Realization of a thin boron layer neutron beam monitor

Abstract

A neutron beam monitor can play an important role in a neutron experiment when the spatial and temporal distribution of the incident neutrons should be exactly known. In this study, we propose a method to realize a neutron beam monitor with a thin boron layer, which is necessary for easily setting an optimal threshold to separate the neutron signals from those of gamma rays and electronic noise with the aid of atomic layer deposition (ALD) technique. By applying the B2O3 layer forming process and the ZnO layer forming process, boron layers with thicknesses ranging from 16.8 nm to 472.7 nm are successfully prepared to form the beam monitors with a multiwire proportional chamber (MWPC) as the readout.

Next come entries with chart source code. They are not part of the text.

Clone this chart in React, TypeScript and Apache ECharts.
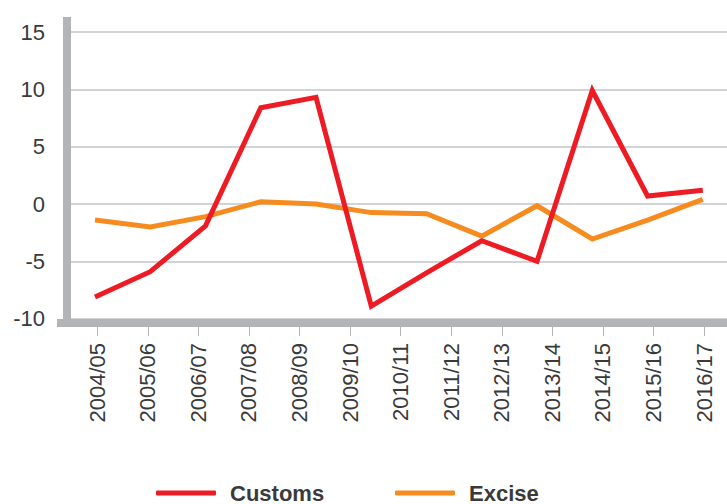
import React, { useEffect, useRef } from "react";
import * as echarts from "echarts";

const categories = [
  "2004/05", "2005/06", "2006/07", "2007/08", "2008/09", "2009/10", "2010/11",
  "2011/12", "2012/13", "2013/14", "2014/15", "2015/16", "2016/17",
];
// 12 plotted growth observations (spread across the 13-label axis in the original)
const pointCategories = categories.slice(1);
const customs = [-8.1, -5.9, -1.9, 8.4, 9.3, -8.9, -6.0, -3.2, -5.0, 9.9, 0.7, 1.2];
const excise = [-1.4, -2.0, -1.1, 0.2, 0.0, -0.75, -0.85, -2.8, -0.15, -3.05, -1.4, 0.4];
const yMin = -10;
const yMax = 15;
const yStep = 5;

const FONT = "'Liberation Sans', Arial, sans-serif";
const TEXT = "#3a3a3a";
const AXIS_GRAY = "#b2b4b6";
const GRID_GRAY = "#c3c4c6";
const RED = "#ed1c24";
const ORANGE = "#f68b1f";

export default function App() {
  const ref = useRef<HTMLDivElement>(null);
  useEffect(() => {
    if (!ref.current) return;
    const chart = echarts.init(ref.current, null, { renderer: "svg" });
    const plotTop = 32;
    const plotH = 286.7;
    chart.setOption({
      animation: false,
      backgroundColor: "#ffffff",
      grid: [
        { left: 67, right: 0, top: plotTop, height: plotH },
        { left: 95, right: 24.2, top: plotTop, height: plotH },
        { left: 67, right: 0, top: 17, height: 310 },
        { left: 57, right: 0, top: 100, height: 223 },
        { left: 97.3, right: 23, top: 100, height: 227 },
      ],
      xAxis: [
        { gridIndex: 0, type: "category", data: categories, show: false },
        { gridIndex: 1, type: "category", data: pointCategories, boundaryGap: false, show: false },
        { gridIndex: 2, type: "category", data: categories, show: false },
        {
          gridIndex: 3, type: "category", data: categories,
          axisLine: { show: true, lineStyle: { color: AXIS_GRAY, width: 8, cap: "butt" } },
          axisTick: { show: false }, axisLabel: { show: false }, splitLine: { show: false },
        },
        {
          gridIndex: 4, type: "category", data: categories, boundaryGap: false,
          axisLine: { show: false },
          axisTick: { show: true, length: 9, lineStyle: { color: AXIS_GRAY, width: 1 } },
          axisLabel: {
            rotate: 90, margin: 16, interval: 0,
            fontFamily: FONT, fontSize: 22, color: TEXT,
          },
          splitLine: { show: false },
        },
      ],
      yAxis: [
        {
          gridIndex: 0, type: "value", min: yMin, max: yMax, interval: yStep,
          axisLine: { show: false }, axisTick: { show: false },
          axisLabel: { margin: 22, fontFamily: FONT, fontSize: 22, color: TEXT },
          splitLine: { show: true, lineStyle: { color: GRID_GRAY, width: 1.5 } },
        },
        { gridIndex: 1, type: "value", min: yMin, max: yMax, show: false },
        {
          gridIndex: 2, type: "value", min: 0, max: 1,
          axisLine: { show: true, lineStyle: { color: AXIS_GRAY, width: 8, cap: "butt" } },
          axisTick: { show: false }, axisLabel: { show: false }, splitLine: { show: false },
        },
        { gridIndex: 3, type: "value", show: false },
        { gridIndex: 4, type: "value", show: false },
      ],
      legend: [
        {
          data: ["Customs"], left: 156, top: 482, padding: 0,
          icon: "roundRect", itemWidth: 60, itemHeight: 5,
          textStyle: { fontFamily: FONT, fontSize: 22, fontWeight: "bold", color: TEXT, padding: [0, 0, 0, 9] },
        },
        {
          data: ["Excise"], left: 395, top: 482, padding: 0,
          icon: "roundRect", itemWidth: 60, itemHeight: 5,
          textStyle: { fontFamily: FONT, fontSize: 22, fontWeight: "bold", color: TEXT, padding: [0, 0, 0, 9] },
        },
      ],
      series: [
        {
          name: "Customs", type: "line", xAxisIndex: 1, yAxisIndex: 1, data: customs,
          symbol: "none", z: 4, color: RED,
          lineStyle: { width: 5, color: RED, join: "miter" },
        },
        {
          name: "Excise", type: "line", xAxisIndex: 1, yAxisIndex: 1, data: excise,
          symbol: "none", z: 3, color: ORANGE,
          lineStyle: { width: 5, color: ORANGE, join: "miter" },
        },
      ],
    });
    return () => chart.dispose();
  }, []);
  return (
    <div
      ref={ref}
      style={{ position: "fixed", left: 0, top: 0, width: 727, height: 504 }}
    />
  );
}
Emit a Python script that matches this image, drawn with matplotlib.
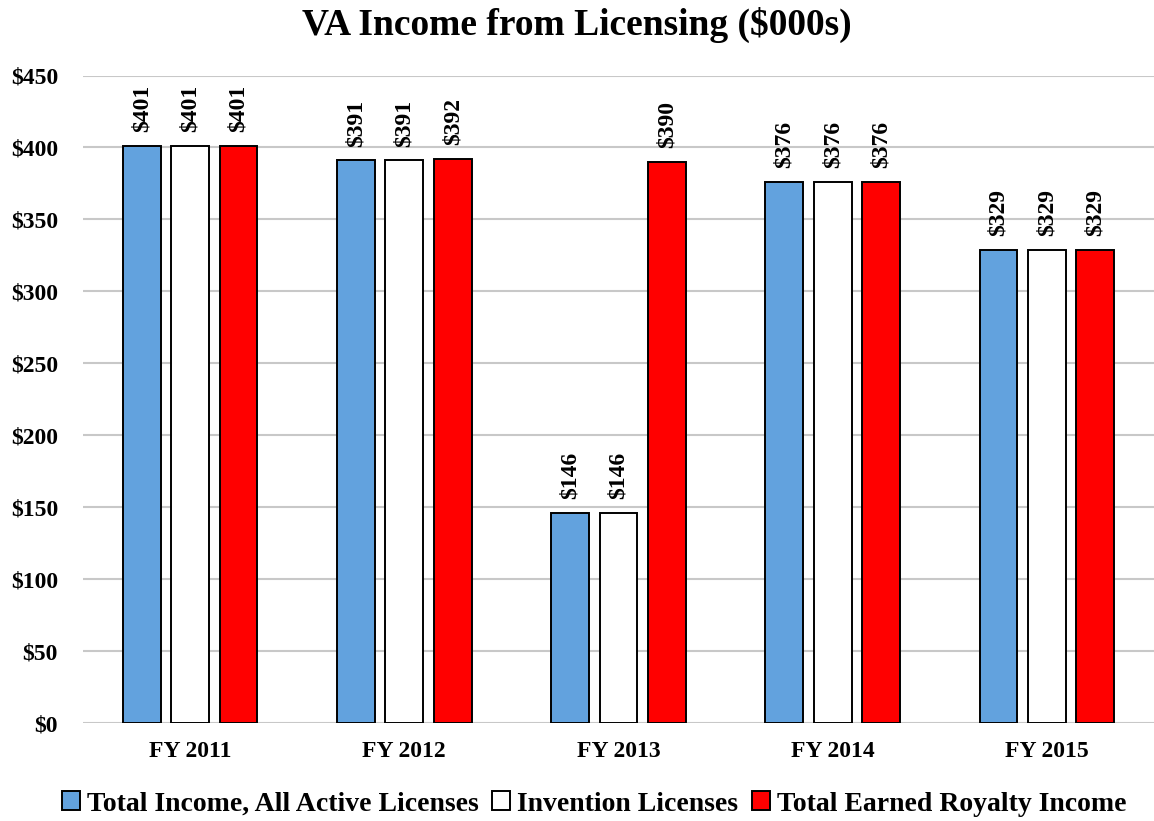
import numpy as np
import matplotlib.pyplot as plt

# data ($000s)
years = ["FY 2011", "FY 2012", "FY 2013", "FY 2014", "FY 2015"]
total_income = [401, 391, 146, 376, 329]
invention = [401, 391, 146, 376, 329]
royalty = [401, 392, 390, 376, 329]
series_names = ["Total Income, All Active Licenses", "Invention Licenses",
                "Total Earned Royalty Income"]
colors = ["#62A2DE", "#FFFFFF", "#FF0000"]

plt.rcParams['font.family'] = ['Liberation Serif', 'DejaVu Serif']
plt.rcParams['font.weight'] = 'bold'

fig = plt.figure(figsize=(11.54, 8.21), dpi=100)
ax = fig.add_axes([83 / 1154, 98 / 821, 1 - 83 / 1154, (723 - 75.5) / 821])

x = np.arange(len(years))
width = 0.177
step = 0.226

for i, (vals, name, col) in enumerate(zip([total_income, invention, royalty],
                                          series_names, colors)):
    pos = x + (i - 1) * step
    bars = ax.bar(pos, vals, width, color=col, edgecolor="black",
                  linewidth=1.4, label=name, zorder=3)
    for b, v in zip(bars, vals):
        ax.annotate(f"${v}", (b.get_x() + b.get_width() / 2, b.get_height()),
                    xytext=(0, 10), textcoords="offset points",
                    rotation=90, ha="center", va="bottom",
                    fontsize=17, fontweight="bold")

ax.set_ylim(0, 450)
ax.set_xlim(-0.5, len(years) - 0.5)
ax.set_yticks(np.arange(0, 451, 50))
ax.set_yticklabels([f"${t}" for t in range(0, 451, 50)])
ax.set_xticks(x)
ax.set_xticklabels(years)
ax.tick_params(axis="y", length=0, pad=18, labelsize=17)
ax.tick_params(axis="x", length=0, pad=13, labelsize=17)
for lab in ax.get_xticklabels() + ax.get_yticklabels():
    lab.set_fontweight("bold")

ax.grid(axis="y", color="#C8C8C8", linewidth=1.5, zorder=0)
for s in ax.spines.values():
    s.set_visible(False)

fig.text(0.5, 1 - 25 / 821, "VA Income from Licensing ($000s)",
         ha="center", va="center", fontsize=27, fontweight="bold")

fig.legend(loc="center", bbox_to_anchor=(0.515, 17 / 821), ncol=3,
           frameon=False, handlelength=0.65, handleheight=0.65,
           handletextpad=0.25, columnspacing=0.5,
           prop={"size": 20, "weight": "bold"})

fig.savefig("out.png", dpi=100)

A test is conducted at the compact pulsed hadron source (CPHS) at Tsinghua University. The results show that a slope of 0.7%/100 V of the counting plateau can be achieved for the high voltage region of 250 V, with the spatial resolution being better than 3.09 mm. The B2O3 film with a minimum mass thickness of 0.38μg/cm 2 enables a maximum neutron flux of 9.7 × 107 n/cm 2/s to be monitored with this beam monitor, with an accompanying attenuation for penetrating incident neutrons of 0.35%, significantly smaller than that of typical state-of-art beam monitor.